Thank you to all that have committed to sending gift cards
to share with the families at the Hematology/Oncology Clinic at the Floating
Hospital for Children. Please know you are not only bringing joy into the lives
of children, but are also relieving a lot of stress that parents of sick
children feel when money is so tight and the holidays are approaching.
Our family is doing great. Mac is back to feeling and
acting like he was pre-cancer. Liam seems to be doing well also. We seem to
have been going on as a “normal” family, well, as normal as any family that has
a visiting nurse come on a Saturday to change out a g-tube or any other parent
that goes to their child’s school daily
to pour formula down the g-tube so they don’t go all day without eating or
drinking. These have all become part of our life. It’s funny how such unnatural
things can become such a natural part of everyday life so quickly.

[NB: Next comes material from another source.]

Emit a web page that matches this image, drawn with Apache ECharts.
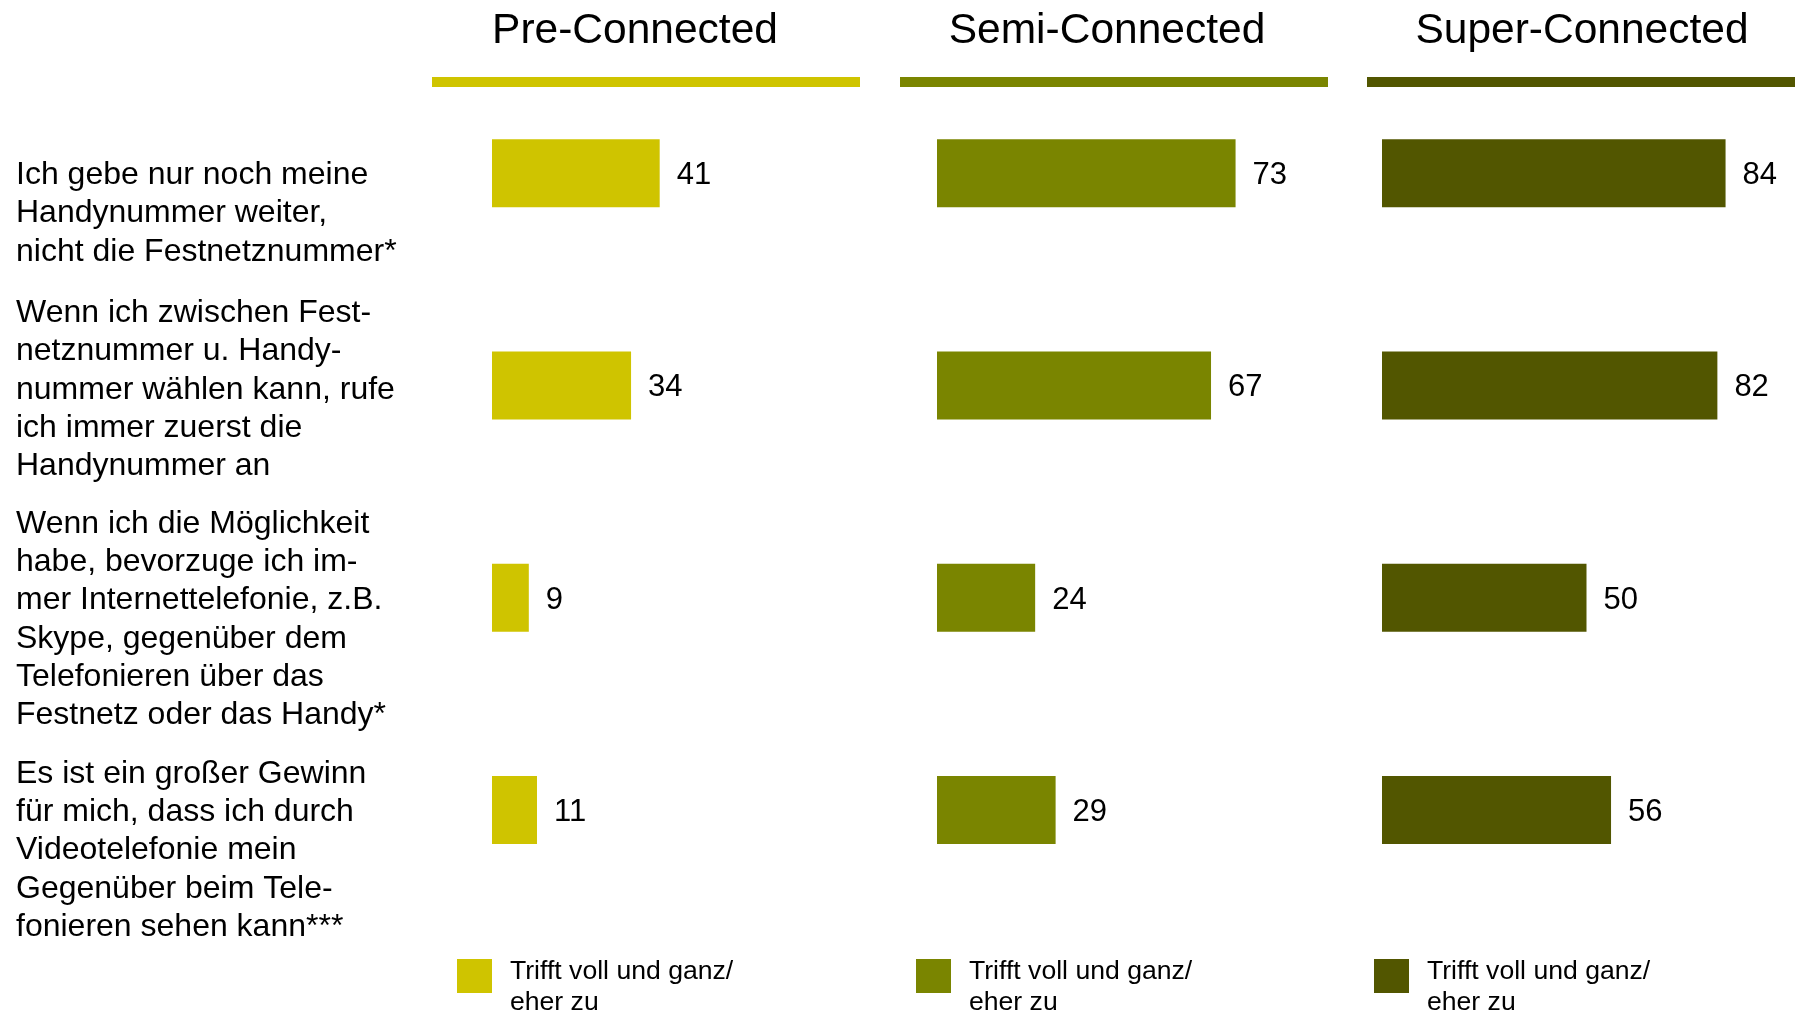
<!DOCTYPE html>
<html>
<head>
<meta charset="utf-8">
<script src="https://cdn.jsdelivr.net/npm/echarts@6/dist/echarts.min.js"></script>
<style>
html,body{margin:0;padding:0;background:#fff;}
#chart{width:1798px;height:1013px;}
</style>
</head>
<body>
<div id="chart"></div>
<script>
const categories = [
  'Ich gebe nur noch meine\nHandynummer weiter,\nnicht die Festnetznummer*',
  'Wenn ich zwischen Fest-\nnetznummer u. Handy-\nnummer wählen kann, rufe\nich immer zuerst die\nHandynummer an',
  'Wenn ich die Möglichkeit\nhabe, bevorzuge ich im-\nmer Internettelefonie, z.B.\nSkype, gegenüber dem\nTelefonieren über das\nFestnetz oder das Handy*',
  'Es ist ein großer Gewinn\nfür mich, dass ich durch\nVideotelefonie mein\nGegenüber beim Tele-\nfonieren sehen kann***'
];
const groups = ['Pre-Connected', 'Semi-Connected', 'Super-Connected'];
const preValues = [41, 34, 9, 11];
const semiValues = [73, 67, 24, 29];
const superValues = [84, 82, 50, 56];
const legendLabel = 'Trifft voll und ganz/\neher zu';

// styling (not data)
const FONT = '"Liberation Sans", Arial, Helvetica, sans-serif';
const colors = ['#CFC400', '#7A8500', '#525600'];
const gridLefts = [492, 937, 1382];
const titleCenters = [635, 1107, 1582];
const headerLines = [[432, 860], [900, 1328], [1367, 1795]];
const legendLefts = [457, 916, 1374];
const labelSpacer = [81, 9, 44, 81];
const seriesValues = [preValues, semiValues, superValues];

const chart = echarts.init(document.getElementById('chart'));

const spacerRich = {};
labelSpacer.forEach((h, k) => { spacerRich['p' + k] = { fontSize: 2, lineHeight: h, height: h }; });

const grids = [], xAxes = [], yAxes = [], series = [], titles = [], legends = [], graphics = [];
for (let i = 0; i < 3; i++) {
  grids.push({ left: gridLefts[i], top: 67, width: 409, height: 849, containLabel: false, outerBoundsMode: 'none' });
  xAxes.push({ type: 'value', gridIndex: i, min: 0, max: 100, show: false });
  yAxes.push({
    type: 'category', gridIndex: i, inverse: true,
    data: categories,
    show: i === 0,
    axisLine: { show: false }, axisTick: { show: false }, splitLine: { show: false },
    axisLabel: {
      show: i === 0, interval: 0, align: 'left', verticalAlign: 'middle', margin: 476, hideOverlap: false,
      fontSize: 32, lineHeight: 38.33, color: '#000', fontFamily: FONT,
      formatter: function (value, index) { return '{p' + index + '| }\n' + value; },
      rich: spacerRich
    }
  });
  series.push({
    type: 'bar', name: groups[i], xAxisIndex: i, yAxisIndex: i,
    data: seriesValues[i], barWidth: 68,
    itemStyle: { color: colors[i] },
    label: { show: true, position: 'right', distance: 17, offset: [0, 2.5], fontSize: 31, color: '#000', fontFamily: FONT },
    emphasis: { disabled: true },
    animation: false
  });
  titles.push({
    text: groups[i], left: titleCenters[i], top: 10, textAlign: 'center', padding: 0,
    textStyle: { fontSize: 42.5, lineHeight: 42, fontWeight: 'normal', color: '#000', fontFamily: FONT }
  });
  legends.push({
    data: [groups[i]], left: legendLefts[i], top: 933.5, padding: 0,
    itemWidth: 35, itemHeight: 34, icon: 'rect', selectedMode: false,
    formatter: function () { return '{p| }\n' + legendLabel; },
    textStyle: {
      fontSize: 26.6, lineHeight: 31, color: '#000', fontFamily: FONT, padding: [0, 0, 0, 13],
      rich: { p: { fontSize: 2, lineHeight: 23, height: 23 } }
    }
  });
  graphics.push({
    type: 'rect', shape: { x: headerLines[i][0], y: 77, width: headerLines[i][1] - headerLines[i][0], height: 10 },
    style: { fill: colors[i] }, silent: true
  });
}

chart.setOption({
  animation: false,
  backgroundColor: '#fff',
  title: titles,
  legend: legends,
  grid: grids,
  xAxis: xAxes,
  yAxis: yAxes,
  series: series,
  graphic: graphics
});
</script>
</body>
</html>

Halloween proved to be an incredibly emotional day for
me. Halloween has always been Mac’s favorite holiday. The boys put on their
costumes and we all headed out to trick or treat. We made it to a few homes on
our street before Mac got tired. We put him in his wheelchair and pushed him
from house to house. He walked on his own, well with his brother, up to each
door for his candy. Candy that he was so thrilled to get even though we all
knew he would never eat any of it. As I watched him and the sheer joy of
childhood innocence on his face I could not help but think about his and our
futures. What would next Halloween look like for our family? How much longer
would he be able to celebrate all the things kids do that make them such
special little people without all the skepticism
that we carry around as adults? After talking about my fears with some great
friends and taking their words of wisdom I decided to live in today and try not
think about the future and how different it is going to be for both my boys
than anything I would have ever wanted for them and so different from what they
deserve. I was really doing well and starting to feel more human.
I should have known better to think it would continue for
more than a few days. My “new life“ slapped me back to reality today. I went to
feed Mac his lunch to find him waiting in the office. As soon as he saw me the
tears started. He had a terrible headache. In any other child a dose of Tylenol
and nap would be all that was needed. But, our “new normal” life means taking a
temp to make sure he can have Tylenol, putting him down for nap, then crying and
worrying about what this new pain may be. It is probably nothing more than a 7 yr.
old boy who was a little tired and needed a break from school. Of course for
our 7 year boy it could mean so much more…
I can never thank anyone enough for all of the love and
support. Please continue to keep us all in your prayers.
Can't wait to see his handsome face at school on Thursday!